Despite the momentum in socially-conscious investing, antiquated ESG filters place a critical component of our climate solution at a clear disadvantage. Some ESG frameworks encourage investment in fuels we must move past, while discounting value in solutions essential to overcoming our climate challenges. Outdated ESG filters put up barriers to nuclear energy, placing our nation’s largest source of carbon-free energy in the same class as weapons. These financial scorecards from 40 years ago do not light the way to the carbon-free economy of the future.

Instead of considering old metrics, companies and investors should look to the broad consensus supporting the expansion of nuclear energy. Bipartisan policymakers, scientists, environmental groups and intergovernmental agencies, like the United Nations’ Climate Panel and the International Energy Agency, all view nuclear energy as essential to addressing our climate crisis. These groups have supported policies that preserve existing nuclear plants, while calling for even more nuclear power in our transition to a clean energy future.

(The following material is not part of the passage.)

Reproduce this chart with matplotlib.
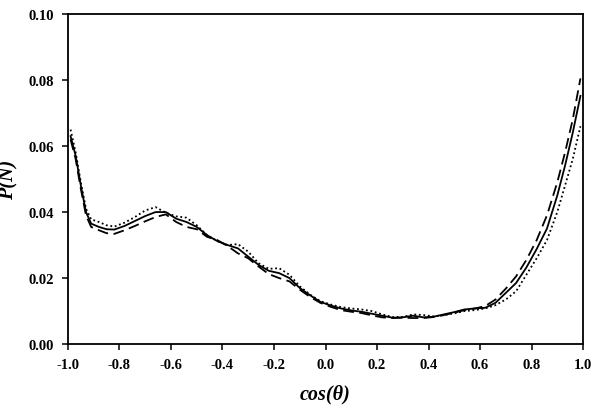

Federal investment, growing customer interest and strong policy signals make nuclear energy and nuclear technology innovation a smart investment. Policies like clean energy standards and zero-carbon commitments have passed state legislatures, signaling the value nuclear energy delivers in realizing a cleaner energy future. The federal government is investing in new nuclear to overcome first-of-a-kind costs, committing billions of dollars to demonstration projects that will deploy small modular reactors and other advanced nuclear designs.

Customer interest grows as energy companies steadily commit to zero-carbon pledges. They see advanced nuclear energy as essential to reaching their carbon reduction goals, while recognizing its potential to clean up transportation and industrial processes through carbon-free hydrogen and process heat production.

The momentum to address climate change is here. It is time to take a fresh look at how ESG investing can lift barriers to investments aimed at protecting our environment. If done correctly, climate-tech investing can help move the needle, and propel emerging sectors in carbon-free technologies that will be responsible for supporting hundreds of thousands of jobs for our country.

As we transition to an increasingly carbon-free electricity grid, nuclear energy must be a key player, alongside wind and solar. Without private-sector financing, nuclear energy will have a limited role in helping overcome our climate challenges. Experts agree that without nuclear energy, we hinder our ability to crush carbon emissions, making the road to a clean energy future much longer and vastly more expensive for us all.

Maria Korsnick is the president and CEO of the Nuclear Energy Institute.